What states do you see as having being in a spot to where Democrats can realistically flip from red to blue compared to four years ago?
Anthony Scaramucci: Well, I think what’s super surprising is Georgia. If you look at Georgia, Joe Biden’s plus seven in Georgia. They seem neck and neck—they’re inside the margin of error in Texas. I think it’d be hard for Joe Biden to win Florida. Frankly, that’s just my opinion knowing what I know of the state. I think Joe Biden—remember no Republican has won Pennsylvania since 1988 other than Donald Trump. I think it reverts back to Joe Biden. He’s up slightly in North Carolina. These are positive. The Real Clear Politics average in North Carolina has Joe Biden up four. Remember, Secretary Clinton at this time was up three. She lost the state. Did she lose the state? I’m pretty sure she lost it. (She lost 49%-46%.) But anyway, we’ll have to see. It’s going to be close. That,I know. If you’re asking me a gun to my head, do I believe the polls? I think the polls are gonna be generally right but here’s a lot of quiet Trump supporters out there that don’t like admitting their support for the president in those polls.
We saw in 2016 just how wrong the polls were.
James Fletcher: That’s right. The most important thing in any election anywhere on the planet is you fight all the way to Election Day. You never let hubris sink in. You never make the lazy decisions that campaigns do when they think it’s in the bag. This impacts voters because if it’s a rainy day or they’ve had a bad day, or they just don’t fancy waiting in line, they can very easily not go and vote. We all know what happens when that is the case.
What do you hope people take away from watching The Accidental President?

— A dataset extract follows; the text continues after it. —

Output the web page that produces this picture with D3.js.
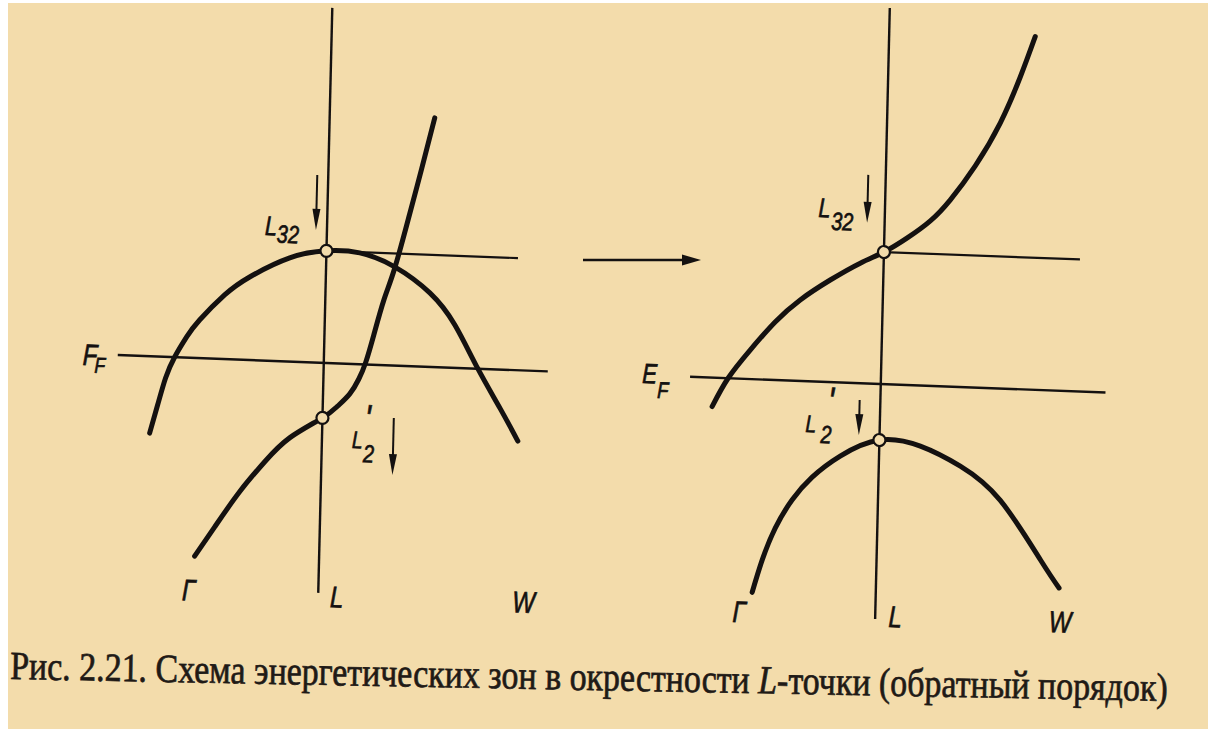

James Fletcher: I’d like anybody watching this film to stress test their own opinions. So whether you’re pro-Trump, whether you’re pro-Clinton, you’re an interested on-looker. By the way, this doesn’t just relate to American politics. The UK has a prime minister, whose main skill is seeking attention. The Ukraine, this last year voted in a president who was a celebrity on television. This is happening around the world. I’d like electorates to demand more of their politicians in a campaign than pure entertainment. As Anthony says in the film, 50 or 60 years ago, people had very smart, calm debates. The presidential debates discussed really complex geopolitical ideas. I think as voters, we have to start demanding that grade of discussion and really look at candidates’ ability to govern rather than their ability to entertain, which is kind of where it’s heading right now.